The Shanghai Composite Index has climbed 9 per cent while the Shenzhen Component Index surged by a third this year. Meanwhile, the Hang Seng Index fell 6 per cent.
“[The new rule] is pivotal to enable Hong Kong employees to leverage the growth opportunities provided by mainland China, which is a key growth driver of the global economy. There are sectors that are unique to the China market,” said Sally Wong, chief executive of the Hong Kong Investment Funds Association, which first put the idea to the government.
“We have raised this proposal for four years and we are pleased that it finally came to fruition.”

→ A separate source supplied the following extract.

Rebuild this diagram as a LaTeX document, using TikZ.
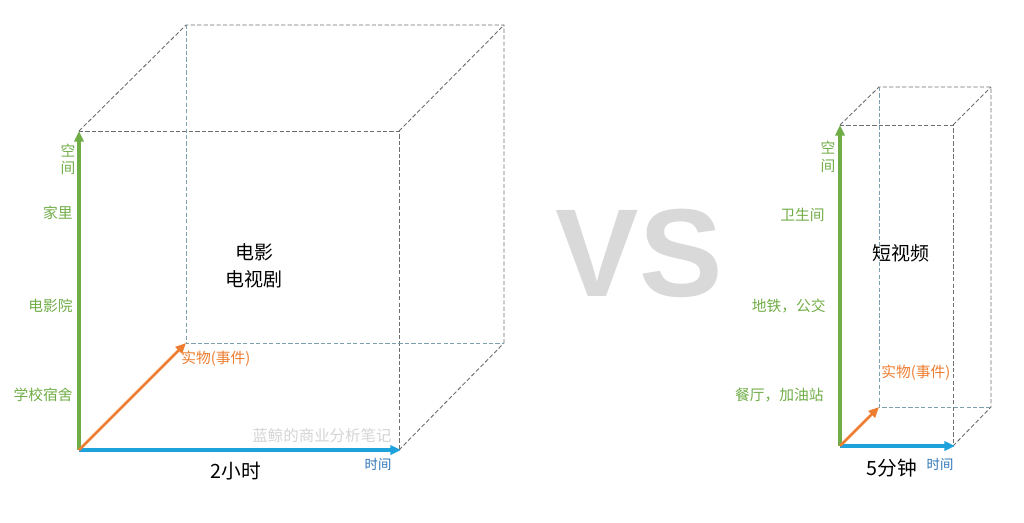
\documentclass[tikz,border=0pt]{standalone}
\usepackage{fontspec}
\usepackage{xcolor}
\usetikzlibrary{arrows.meta}
\newfontfamily\cjk{Noto Sans CJK SC}
\newfontfamily\vsfont{Liberation Sans}
\definecolor{spa}{RGB}{112, 173, 71}
\definecolor{tim}{RGB}{30, 162, 220}
\definecolor{timtxt}{RGB}{46, 117, 182}
\definecolor{obj}{RGB}{237, 125, 49}
\definecolor{edg}{RGB}{110, 110, 110}
\definecolor{hid}{RGB}{125, 160, 172}
\definecolor{wm}{RGB}{212, 212, 212}
\definecolor{vsc}{RGB}{217, 217, 217}
\tikzset{
  edge/.style={color=edg, line width=0.65pt, dash pattern=on 3pt off 1.6pt},
  hidden/.style={color=hid, line width=0.65pt, dash pattern=on 3pt off 1.6pt},
  axis/.style={line width=2.4pt, -{Triangle[length=7.5pt, width=6.5pt]}},
  lbl/.style={inner sep=0pt, font=\cjk\fontsize{10.5}{12}\selectfont},
  big/.style={inner sep=0pt, align=center, font=\cjk\fontsize{13.5}{19}\selectfont},
}

\begin{document}
\begin{tikzpicture}[x=0.025cm, y=-0.025cm]
      \useasboundingbox (0, 0) rectangle (1024, 522);
      % film cube
      \coordinate (o) at (79, 450);
      \coordinate (ft) at (79, 131);
      \coordinate (ftr) at (399, 131);
      \coordinate (fr) at (399, 450);
      \coordinate (b) at (186, 343);
      \coordinate (bt) at (186, 25);
      \coordinate (btr) at (504, 25);
      \coordinate (br) at (504, 343);
      \draw[edge] (ft)--(ftr)--(fr);
      \draw[edge] (ft)--(bt)--(btr)--(br);
      \draw[edge] (ftr)--(btr);
      \draw[edge] (fr)--(br);
      \draw[hidden] (bt)--(b)--(br);
      \draw[axis, color=spa] (o)--(ft);
      \draw[axis, color=tim] (o)--(401, 450) coordinate (tend);
      \draw[axis, color=obj, line width=1.9pt] (o)--(b);
      \node[lbl](s1) at (68, 151) {\color{spa}空};
      \node[lbl](s2) at (68, 168) {\color{spa}间};
      \node[lbl, anchor=east](s3) at (73, 213) {\color{spa}家里};
      \node[lbl, anchor=east](s4) at (73, 306) {\color{spa}电影院};
      \node[lbl, anchor=east](s5) at (73, 395) {\color{spa}学校宿舍};
      \node[lbl, anchor=west](ob) at (181, 359) {\color{obj}实物(事件)};
      \node[big](film) at (254, 266) {电影\\电视剧};
      \node[big, font=\cjk\fontsize{14}{17}\selectfont](dur) at (236, 471) {2小时};
      \node[lbl, font=\cjk\fontsize{9.5}{11}\selectfont](t1) at (378, 464) {\color{timtxt}时间};
      \node[lbl, font=\cjk\fontsize{11}{13}\selectfont](wm) at (322, 436) {\color{wm}蓝鲸的商业分析笔记};
      % vs
      \node[inner sep=0pt, font=\vsfont\bfseries\fontsize{89}{90}\selectfont](vs) at (639, 253) {\color{vsc}VS};
      % short video box
      \coordinate (o2) at (840, 446);
      \coordinate (ft2) at (840, 125);
      \coordinate (ftr2) at (953, 125);
      \coordinate (fr2) at (953, 446);
      \coordinate (b2) at (879, 407);
      \coordinate (bt2) at (879, 87);
      \coordinate (btr2) at (991, 87);
      \coordinate (br2) at (991, 407);
      \draw[edge] (ft2)--(ftr2)--(fr2);
      \draw[edge] (ft2)--(bt2)--(btr2)--(br2);
      \draw[edge] (ftr2)--(btr2);
      \draw[edge] (fr2)--(br2);
      \draw[hidden] (bt2)--(b2)--(br2);
      \draw[axis, color=spa] (o2)--(ft2);
      \draw[axis, color=tim] (o2)--(955, 446) coordinate (tend2);
      \draw[axis, color=obj, line width=1.9pt] (o2)--(b2);
      \node[lbl](r1) at (828, 148) {\color{spa}空};
      \node[lbl](r2) at (828, 166) {\color{spa}间};
      \node[lbl, anchor=east](r3) at (825, 215) {\color{spa}卫生间};
      \node[lbl, anchor=east](r4) at (826, 306) {\color{spa}地铁，公交};
      \node[lbl, anchor=east](r5) at (824, 395) {\color{spa}餐厅，加油站};
      \node[lbl, anchor=west](ob2) at (881, 373) {\color{obj}实物(事件)};
      \node[big](clip) at (901, 253) {短视频};
      \node[big, font=\cjk\fontsize{14}{17}\selectfont](dur2) at (892, 468) {5分钟};
      \node[lbl, font=\cjk\fontsize{9.5}{11}\selectfont](t2) at (940, 464) {\color{timtxt}时间};
\end{tikzpicture}
\end{document}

She does not, however, expect the market to be flooded with new A-share funds as the Mandatory Provident Fund Schemes Authority (MPFA) will prefer not to approve single-country funds. Instead, she believes fund managers will start to allocate more to A shares from their existing funds.
The MPF is a compulsory retirement scheme in Hong Kong covering 4.46 million members, including almost 3 million current and retired workers. An employer and an employee each contribute 5 per cent of the monthly salary, up to a combined HK$3,000 minimum contribution per month. Employees can choose the funds in which they wish to invest their contribution.
The Shanghai Stock Exchange is Asia’s second-biggest bourse and the fourth-largest worldwide, while the Shenzhen Stock Exchange ranks fourth in Asia and seventh globally in terms of total market capitalisation, according to data from the World Federation of Exchanges.
The government previously did not allow the MPF to freely invest in these two markets, as they were not fully open to international investors.
“As China has gradually opened up its mainland markets, Hong Kong fund managers can now invest into Shanghai and Shenzhen via the stock connect schemes. The Hong Kong government considers it the right time to add the two markets as recognised exchanges for the MPF,” said Christopher Hui Ching-yu, the Secretary for Financial Services and the Treasury, in a Chinese language statement on his Facebook page.
“Manulife welcomes the inclusion of Shanghai and Shenzhen stock exchanges to the MPFA-approved list. We believe fund managers will enjoy greater investment flexibility, and at the same time MPF members will benefit from expanded fund choices and diversified risks,” said Raymond Ng, vice-president and head of employee benefits at Manulife Hong Kong, the largest MPF provider in the city.
Since many index compilers, such as MSCI, have added A shares to their global, regional and subcategory indexes, international investors have increased their allocation to China A-shares, said Mark Konyn, group chief investment officer of AIA, the largest pan-Asia life insurance company, which is also a leading MPF provider.
“In context, MPF members can be expected to expand their allocation to China, notwithstanding the MPF’s current and increasing allocation to Chinese companies listed in Hong Kong,” Konyn said.
Among the 414 MPF investment funds, there are 17 “greater China” equity funds – that include Hong Kong and Macau – and nine China equity funds. In fact, they mainly invest in H shares – those of mainland Chinese firms listed in Hong Kong – and have limited investments in A shares.
“After the rule change, these funds will gradually increase their exposure in the A-Share market. Then, they can become ‘true’ China equity funds,” said Kenrick Chung, general manager of employee benefits at Realife Insurance Brokers.